Peines prévues nulle part

Une déception que son confrère qui défendait Abdallah Mzembaba ressent. « La peine prononcée n’est prévue nulle part. Je me demande quels articles du code pénal ont été appliqués. D’autant que l’infraction n’est pas constituée. Je rappelle qu’un jour on partira, que nous soyons juges, avocats ou autre. Parce que J’ai l’impression que certains n’en n’ont pas conscience », regrette maître Saïd Mohamed Saïd Hassane qui continue de marteler que le verdict prononcé est « infondé ».  Quelques minutes après l’annonce du délibéré, Reporters sans frontières (RSF) a, dans un tweet, déploré le fait qu’aucune enquête n’ait été menée à ce jour et a demandé la relaxe des journalistes.

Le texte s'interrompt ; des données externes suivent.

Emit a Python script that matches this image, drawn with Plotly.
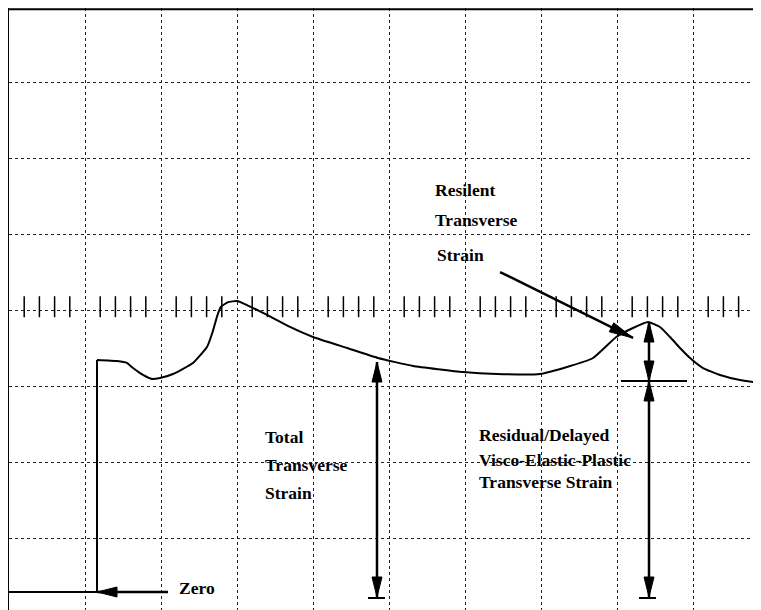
import plotly.graph_objects as go

# ---- data (in screen divisions: x 0..10, y 0..8) ----
step_x = [0.0, 1.158, 1.158]
step_y = [0.29, 0.29, 3.348]

curve_x = [1.158, 1.421, 1.55, 1.632, 1.763, 1.882, 1.987, 2.158, 2.421, 2.605, 2.68, 2.74,
           2.79, 2.882, 3.0, 3.132, 3.395, 3.697, 4.0, 4.447, 4.855, 5.316, 5.974, 6.421,
           6.987, 7.342, 7.684, 7.99, 8.21, 8.408, 8.566, 8.697, 8.829, 8.961, 9.132, 9.355,
           9.618, 9.895]
curve_y = [3.348, 3.334, 3.31, 3.242, 3.15, 3.097, 3.11, 3.163, 3.308, 3.519, 3.72, 3.93,
           4.05, 4.11, 4.125, 4.072, 3.941, 3.783, 3.651, 3.506, 3.374, 3.269, 3.189, 3.163,
           3.163, 3.255, 3.374, 3.651, 3.769, 3.848, 3.783, 3.651, 3.506, 3.374, 3.242, 3.15,
           3.084, 3.045]

# annotation texts: (text, x, y)
labels = [
    ("Zero", 2.211, 0.343),
    ("Total", 3.342, 2.333),
    ("Transverse", 3.342, 1.964),
    ("Strain", 3.342, 1.595),
    ("Residual/Delayed", 6.158, 2.359),
    ("Visco-Elastic-Plastic", 6.158, 2.030),
    ("Transverse Strain", 6.158, 1.740),
    ("Resilent", 5.579, 5.588),
    ("Transverse", 5.579, 5.193),
    ("Strain", 5.605, 4.731),
]

# arrows: (x_tail, y_tail, x_tip, y_tip, double_headed)
arrows = [
    (2.092, 0.29, 1.158, 0.29, False),      # Zero
    (4.842, 3.321, 4.842, 0.224, True),     # Total
    (8.421, 3.071, 8.421, 0.224, True),     # Residual
    (8.421, 3.071, 8.421, 3.848, True),     # Resilient
    (6.461, 4.507, 8.211, 3.638, False),    # diagonal pointer
]
# horizontal bars: (x0, x1, y)
bars = [
    (4.724, 4.947, 0.211),
    (8.289, 8.513, 0.211),
    (8.053, 8.921, 3.071),
]

# ---- geometry (page body has an 8px margin) ----
W, H = 753, 602
ML = 1
PX_X = 76.0
PX_Y = 75.875
XR = [0, (W - ML) / PX_X]
YTOP = 8 - 1 / PX_Y
YR = [YTOP - H / PX_Y, YTOP]

SERIF = "Liberation Serif, Times New Roman, Times, serif"

fig = go.Figure()

fig.add_trace(go.Scatter(x=step_x, y=step_y, mode="lines",
                         line=dict(color="black", width=2), hoverinfo="skip"))
fig.add_trace(go.Scatter(x=curve_x, y=curve_y, mode="lines",
                         line=dict(color="black", width=2, shape="spline", smoothing=0.4),
                         hoverinfo="skip"))

# minor ticks on centre line
minor = [i / 5 for i in range(1, 50) if i % 5 != 0 and i / 5 < XR[1]]
fig.add_trace(go.Scatter(x=minor, y=[4.05] * len(minor), mode="markers",
                         marker=dict(symbol="line-ns", size=15,
                                     line=dict(color="black", width=1.5)),
                         hoverinfo="skip"))

top_y = 1 - 1.2 / H
shapes = [
    # top border of the screen
    dict(type="line", xref="paper", yref="paper", x0=0, x1=1, y0=top_y, y1=top_y,
         line=dict(color="black", width=2), layer="above"),
]


def head(tx, ty, fx, fy, length=18, halfw=4.5):
    dx = (tx - fx) * PX_X
    dy = (ty - fy) * PX_Y
    d = (dx * dx + dy * dy) ** 0.5
    ux, uy = dx / d, dy / d
    nx, ny = -uy, ux
    bx, by = -ux * length, -uy * length
    p1 = (tx + (bx + nx * halfw) / PX_X, ty + (by + ny * halfw) / PX_Y)
    p2 = (tx + (bx - nx * halfw) / PX_X, ty + (by - ny * halfw) / PX_Y)
    return dict(type="path",
                path=f"M {tx},{ty} L {p1[0]},{p1[1]} L {p2[0]},{p2[1]} Z",
                fillcolor="black", line=dict(color="black", width=1), layer="above")


for x0, y0, x1, y1, dbl in arrows:
    shapes.append(dict(type="line", x0=x0, y0=y0, x1=x1, y1=y1,
                       line=dict(color="black", width=2.5), layer="above"))
    L = 24 if not dbl and abs(y1 - y0) > 0.1 and abs(x1 - x0) > 0.1 else 20
    shapes.append(head(x1, y1, x0, y0, length=L, halfw=5))
    if dbl:
        shapes.append(head(x0, y0, x1, y1, length=20, halfw=5))

for x0, x1, y in bars:
    shapes.append(dict(type="line", x0=x0, x1=x1, y0=y, y1=y,
                       line=dict(color="black", width=2), layer="above"))

annotations = [dict(text="<b>" + t + "</b>", x=x, y=y, xanchor="left", yanchor="middle",
                    showarrow=False,
                    font=dict(family=SERIF, size=17.5, color="black"))
               for t, x, y in labels]

axis_common = dict(showgrid=True, gridcolor="#222", griddash="dot", gridwidth=1,
                   showticklabels=False, ticks="", zeroline=False, dtick=1, tick0=0,
                   linecolor="black", linewidth=2, fixedrange=True)

fig.update_layout(
    width=W, height=H, autosize=False,
    margin=dict(l=ML, r=0, t=0, b=0, pad=0),
    paper_bgcolor="white", plot_bgcolor="white",
    showlegend=False,
    font=dict(family=SERIF),
    xaxis=dict(range=XR, showline=False, **axis_common),
    yaxis=dict(range=YR, showline=True, **axis_common),
    shapes=shapes,
    annotations=annotations,
)

fig.write_html("out.html", config=dict(displayModeBar=False),
               post_script="document.documentElement.style.overflow='hidden';"
                           "document.body.style.overflow='hidden';")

A l’origine de cette procédure judiciaire, un discours prononcé le 17 janvier dernier, lorsque la presse était invitée à Beit-Salam, la présidence comorienne, pour la traditionnelle cérémonie des vœux du nouvel an. Comme il est de coutume, le discours devait être prononcé par le syndicat des journalistes, représenté ce jour-là par sa vice-présidente. Dans son allocution, Adjouza Abouheir, a formulé plusieurs revendications, devant le président Azali Assoumani, comme la fin des attouchements sexuels dont sont victimes des consœurs de l’ORTC. « Une information faisant état d’attouchements évidemment non consentis, par au moins un homme, un supérieur, sur des jeunes femmes, évidemment de position hiérarchique inférieure nous a été remontée. Nous savons aussi que ce même homme promet des promotions à ces jeunes femmes si elles se laissaient faire », alertait la numéro deux du SNJC. Un mois plus tard, les ennuis judiciaires commencent. Deux plaintes sont annoncées, l’une de la direction générale de la télévision nationale, l’autre émanait d’Hablani Assoumani, le seul responsable de l’ORTC qui s’est manifesté jusqu’ici depuis l’éclatement de l’affaire. Pendant l’audience tenue le 22 juin, ce dernier a pourtant reconnu devant le jury, qu’il ne s’est jamais senti visé ni dans le discours du syndicat, encore moins le reportage rédigé par Abdallah Mzembaba, pour RFI. Cette disculpation n’a malheureusement pas fait infléchir le ministère public qui a requis une peine d’un an de prison dont trois ferme et une interdiction d’exercer. Le réquisitoire n’a certes pas été suivi à la lettre, mais les neufs mois de sursis prononcés, constituent un coup de massue pour la bataille de la lutte contre les violences sexuelles et sexistes, tranche Faïza Soulé Youssouf, présidente du SNJC. « Le tribunal de première instance par son verdict injuste, qui ne repose sur aucune base, a clairement choisi son camp. En outre, un sursis de neuf mois pour des journalistes, alors que nous entrons en campagne pré- électorale est un très mauvais signal », s’alarme la correspondante de Mayotte La 1ère à Moroni, pas prête à se taire, « en dépit de cette épée de Damoclès placée au-dessus de nos têtes, pour nous réduire au silence ».